━━ ENTRIES SHOWN
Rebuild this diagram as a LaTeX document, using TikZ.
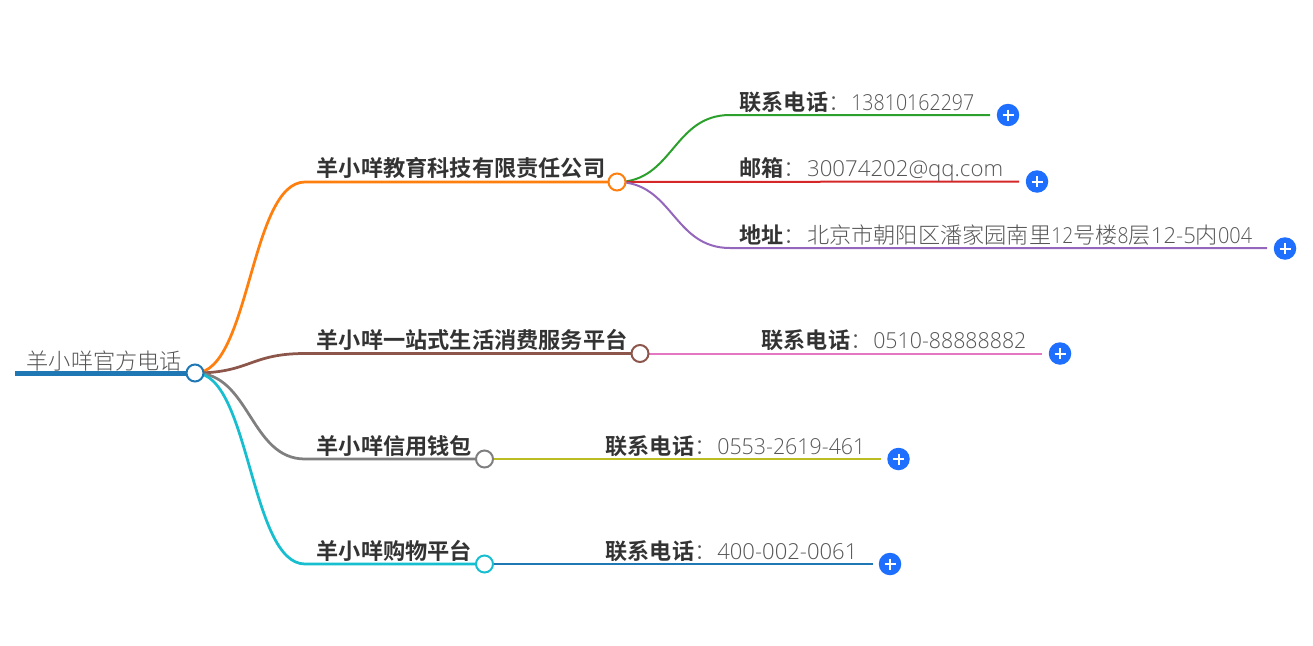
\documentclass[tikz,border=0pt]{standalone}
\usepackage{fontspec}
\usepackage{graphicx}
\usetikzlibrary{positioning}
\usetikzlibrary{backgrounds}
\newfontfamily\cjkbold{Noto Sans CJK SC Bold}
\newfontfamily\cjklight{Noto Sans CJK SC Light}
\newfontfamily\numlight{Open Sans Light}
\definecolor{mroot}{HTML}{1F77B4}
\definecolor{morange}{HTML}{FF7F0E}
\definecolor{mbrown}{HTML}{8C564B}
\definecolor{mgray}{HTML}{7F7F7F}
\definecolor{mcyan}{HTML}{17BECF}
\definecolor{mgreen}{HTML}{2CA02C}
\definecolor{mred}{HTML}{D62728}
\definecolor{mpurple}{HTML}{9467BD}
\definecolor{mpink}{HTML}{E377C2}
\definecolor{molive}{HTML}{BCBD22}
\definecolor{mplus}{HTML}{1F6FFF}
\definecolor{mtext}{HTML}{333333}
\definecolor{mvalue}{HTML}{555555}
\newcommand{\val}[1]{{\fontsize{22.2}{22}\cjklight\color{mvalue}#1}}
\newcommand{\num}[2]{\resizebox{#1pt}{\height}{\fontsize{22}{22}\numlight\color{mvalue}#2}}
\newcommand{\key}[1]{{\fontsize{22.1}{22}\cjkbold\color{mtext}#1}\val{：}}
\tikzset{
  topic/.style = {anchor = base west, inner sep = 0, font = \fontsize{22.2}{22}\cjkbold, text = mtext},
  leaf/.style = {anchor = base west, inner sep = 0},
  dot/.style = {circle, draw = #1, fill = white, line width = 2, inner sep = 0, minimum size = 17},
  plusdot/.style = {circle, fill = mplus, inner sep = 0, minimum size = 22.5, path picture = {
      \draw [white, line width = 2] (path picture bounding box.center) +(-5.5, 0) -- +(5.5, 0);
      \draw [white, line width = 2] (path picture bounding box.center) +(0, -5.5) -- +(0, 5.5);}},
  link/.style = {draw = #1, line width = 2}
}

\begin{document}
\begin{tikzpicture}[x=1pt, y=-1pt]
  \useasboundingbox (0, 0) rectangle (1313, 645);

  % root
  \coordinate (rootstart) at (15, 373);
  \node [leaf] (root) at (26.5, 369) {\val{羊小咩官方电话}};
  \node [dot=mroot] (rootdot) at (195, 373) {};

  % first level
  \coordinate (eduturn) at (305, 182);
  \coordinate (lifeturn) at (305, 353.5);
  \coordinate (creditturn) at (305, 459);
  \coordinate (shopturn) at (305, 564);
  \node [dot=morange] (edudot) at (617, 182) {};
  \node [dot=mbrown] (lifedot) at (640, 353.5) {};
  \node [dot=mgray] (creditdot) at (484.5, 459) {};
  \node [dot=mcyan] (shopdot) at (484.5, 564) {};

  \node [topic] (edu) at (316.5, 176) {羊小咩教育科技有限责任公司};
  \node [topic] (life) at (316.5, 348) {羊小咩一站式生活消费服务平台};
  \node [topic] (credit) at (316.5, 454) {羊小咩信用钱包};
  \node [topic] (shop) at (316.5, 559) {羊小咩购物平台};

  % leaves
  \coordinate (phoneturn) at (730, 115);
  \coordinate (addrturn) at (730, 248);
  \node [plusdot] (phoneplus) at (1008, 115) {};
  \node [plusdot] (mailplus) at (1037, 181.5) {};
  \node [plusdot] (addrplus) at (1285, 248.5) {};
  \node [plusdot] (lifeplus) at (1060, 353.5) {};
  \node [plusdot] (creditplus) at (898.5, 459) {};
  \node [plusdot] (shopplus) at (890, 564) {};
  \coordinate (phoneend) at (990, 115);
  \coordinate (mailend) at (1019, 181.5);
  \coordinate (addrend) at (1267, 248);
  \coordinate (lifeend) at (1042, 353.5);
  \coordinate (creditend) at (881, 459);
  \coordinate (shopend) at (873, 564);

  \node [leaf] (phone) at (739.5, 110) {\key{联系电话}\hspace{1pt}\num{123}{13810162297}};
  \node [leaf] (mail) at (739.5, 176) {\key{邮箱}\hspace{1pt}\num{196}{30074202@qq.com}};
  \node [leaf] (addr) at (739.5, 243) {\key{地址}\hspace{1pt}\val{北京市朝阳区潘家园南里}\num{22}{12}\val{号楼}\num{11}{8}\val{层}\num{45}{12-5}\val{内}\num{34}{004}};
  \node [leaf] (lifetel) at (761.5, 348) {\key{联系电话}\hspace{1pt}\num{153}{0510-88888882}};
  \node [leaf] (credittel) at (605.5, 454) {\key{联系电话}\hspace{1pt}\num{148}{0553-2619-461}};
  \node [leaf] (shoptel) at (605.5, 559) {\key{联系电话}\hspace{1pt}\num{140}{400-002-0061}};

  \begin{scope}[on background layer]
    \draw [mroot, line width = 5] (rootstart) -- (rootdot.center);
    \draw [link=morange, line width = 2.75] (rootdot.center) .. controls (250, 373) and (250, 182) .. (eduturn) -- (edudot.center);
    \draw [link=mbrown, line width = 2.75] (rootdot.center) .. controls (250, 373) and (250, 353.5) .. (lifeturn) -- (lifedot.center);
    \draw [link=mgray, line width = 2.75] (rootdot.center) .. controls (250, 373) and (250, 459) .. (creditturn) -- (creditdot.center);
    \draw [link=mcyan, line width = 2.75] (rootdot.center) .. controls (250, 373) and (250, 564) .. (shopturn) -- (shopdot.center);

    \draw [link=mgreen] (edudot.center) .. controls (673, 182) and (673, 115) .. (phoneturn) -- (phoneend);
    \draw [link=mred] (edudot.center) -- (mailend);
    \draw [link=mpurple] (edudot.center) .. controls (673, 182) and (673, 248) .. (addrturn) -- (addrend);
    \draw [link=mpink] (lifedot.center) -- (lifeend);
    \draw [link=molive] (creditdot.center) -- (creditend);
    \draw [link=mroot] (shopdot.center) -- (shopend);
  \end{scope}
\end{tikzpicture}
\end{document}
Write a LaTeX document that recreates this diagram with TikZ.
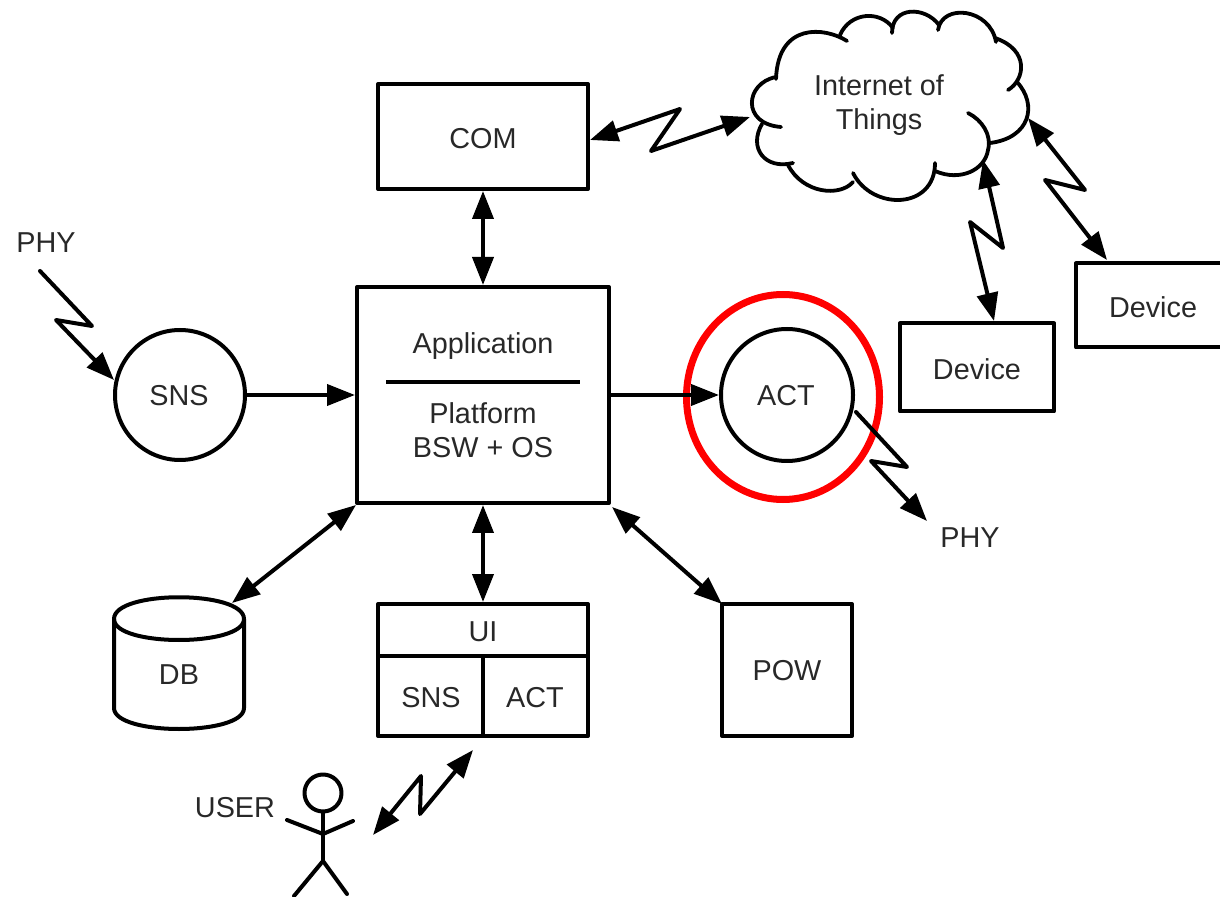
━━━━
■ **STATED EXERCISE**:
Without the images, write out each line of the data verbatim.

■ **TASK OUTPUT**:
Rebuild this diagram as a LaTeX document, using TikZ.
\documentclass[tikz,border=0pt]{standalone}
\usepackage{fontspec}
\usepackage{graphicx}
\usetikzlibrary{positioning}
\usetikzlibrary{backgrounds}
\newfontfamily\cjkbold{Noto Sans CJK SC Bold}
\newfontfamily\cjklight{Noto Sans CJK SC Light}
\newfontfamily\numlight{Open Sans Light}
\definecolor{mroot}{HTML}{1F77B4}
\definecolor{morange}{HTML}{FF7F0E}
\definecolor{mbrown}{HTML}{8C564B}
\definecolor{mgray}{HTML}{7F7F7F}
\definecolor{mcyan}{HTML}{17BECF}
\definecolor{mgreen}{HTML}{2CA02C}
\definecolor{mred}{HTML}{D62728}
\definecolor{mpurple}{HTML}{9467BD}
\definecolor{mpink}{HTML}{E377C2}
\definecolor{molive}{HTML}{BCBD22}
\definecolor{mplus}{HTML}{1F6FFF}
\definecolor{mtext}{HTML}{333333}
\definecolor{mvalue}{HTML}{555555}
\newcommand{\val}[1]{{\fontsize{22.2}{22}\cjklight\color{mvalue}#1}}
\newcommand{\num}[2]{\resizebox{#1pt}{\height}{\fontsize{22}{22}\numlight\color{mvalue}#2}}
\newcommand{\key}[1]{{\fontsize{22.1}{22}\cjkbold\color{mtext}#1}\val{：}}
\tikzset{
  topic/.style = {anchor = base west, inner sep = 0, font = \fontsize{22.2}{22}\cjkbold, text = mtext},
  leaf/.style = {anchor = base west, inner sep = 0},
  dot/.style = {circle, draw = #1, fill = white, line width = 2, inner sep = 0, minimum size = 17},
  plusdot/.style = {circle, fill = mplus, inner sep = 0, minimum size = 22.5, path picture = {
      \draw [white, line width = 2] (path picture bounding box.center) +(-5.5, 0) -- +(5.5, 0);
      \draw [white, line width = 2] (path picture bounding box.center) +(0, -5.5) -- +(0, 5.5);}},
  link/.style = {draw = #1, line width = 2}
}

\begin{document}
\begin{tikzpicture}[x=1pt, y=-1pt]
  \useasboundingbox (0, 0) rectangle (1313, 645);

  % root
  \coordinate (rootstart) at (15, 373);
  \node [leaf] (root) at (26.5, 369) {\val{羊小咩官方电话}};
  \node [dot=mroot] (rootdot) at (195, 373) {};

  % first level
  \coordinate (eduturn) at (305, 182);
  \coordinate (lifeturn) at (305, 353.5);
  \coordinate (creditturn) at (305, 459);
  \coordinate (shopturn) at (305, 564);
  \node [dot=morange] (edudot) at (617, 182) {};
  \node [dot=mbrown] (lifedot) at (640, 353.5) {};
  \node [dot=mgray] (creditdot) at (484.5, 459) {};
  \node [dot=mcyan] (shopdot) at (484.5, 564) {};

  \node [topic] (edu) at (316.5, 176) {羊小咩教育科技有限责任公司};
  \node [topic] (life) at (316.5, 348) {羊小咩一站式生活消费服务平台};
  \node [topic] (credit) at (316.5, 454) {羊小咩信用钱包};
  \node [topic] (shop) at (316.5, 559) {羊小咩购物平台};

  % leaves
  \coordinate (phoneturn) at (730, 115);
  \coordinate (addrturn) at (730, 248);
  \node [plusdot] (phoneplus) at (1008, 115) {};
  \node [plusdot] (mailplus) at (1037, 181.5) {};
  \node [plusdot] (addrplus) at (1285, 248.5) {};
  \node [plusdot] (lifeplus) at (1060, 353.5) {};
  \node [plusdot] (creditplus) at (898.5, 459) {};
  \node [plusdot] (shopplus) at (890, 564) {};
  \coordinate (phoneend) at (990, 115);
  \coordinate (mailend) at (1019, 181.5);
  \coordinate (addrend) at (1267, 248);
  \coordinate (lifeend) at (1042, 353.5);
  \coordinate (creditend) at (881, 459);
  \coordinate (shopend) at (873, 564);

  \node [leaf] (phone) at (739.5, 110) {\key{联系电话}\hspace{1pt}\num{123}{13810162297}};
  \node [leaf] (mail) at (739.5, 176) {\key{邮箱}\hspace{1pt}\num{196}{30074202@qq.com}};
  \node [leaf] (addr) at (739.5, 243) {\key{地址}\hspace{1pt}\val{北京市朝阳区潘家园南里}\num{22}{12}\val{号楼}\num{11}{8}\val{层}\num{45}{12-5}\val{内}\num{34}{004}};
  \node [leaf] (lifetel) at (761.5, 348) {\key{联系电话}\hspace{1pt}\num{153}{0510-88888882}};
  \node [leaf] (credittel) at (605.5, 454) {\key{联系电话}\hspace{1pt}\num{148}{0553-2619-461}};
  \node [leaf] (shoptel) at (605.5, 559) {\key{联系电话}\hspace{1pt}\num{140}{400-002-0061}};

  \begin{scope}[on background layer]
    \draw [mroot, line width = 5] (rootstart) -- (rootdot.center);
    \draw [link=morange, line width = 2.75] (rootdot.center) .. controls (250, 373) and (250, 182) .. (eduturn) -- (edudot.center);
    \draw [link=mbrown, line width = 2.75] (rootdot.center) .. controls (250, 373) and (250, 353.5) .. (lifeturn) -- (lifedot.center);
    \draw [link=mgray, line width = 2.75] (rootdot.center) .. controls (250, 373) and (250, 459) .. (creditturn) -- (creditdot.center);
    \draw [link=mcyan, line width = 2.75] (rootdot.center) .. controls (250, 373) and (250, 564) .. (shopturn) -- (shopdot.center);

    \draw [link=mgreen] (edudot.center) .. controls (673, 182) and (673, 115) .. (phoneturn) -- (phoneend);
    \draw [link=mred] (edudot.center) -- (mailend);
    \draw [link=mpurple] (edudot.center) .. controls (673, 182) and (673, 248) .. (addrturn) -- (addrend);
    \draw [link=mpink] (lifedot.center) -- (lifeend);
    \draw [link=molive] (creditdot.center) -- (creditend);
    \draw [link=mroot] (shopdot.center) -- (shopend);
  \end{scope}
\end{tikzpicture}
\end{document}
Write a LaTeX document that recreates this diagram with TikZ.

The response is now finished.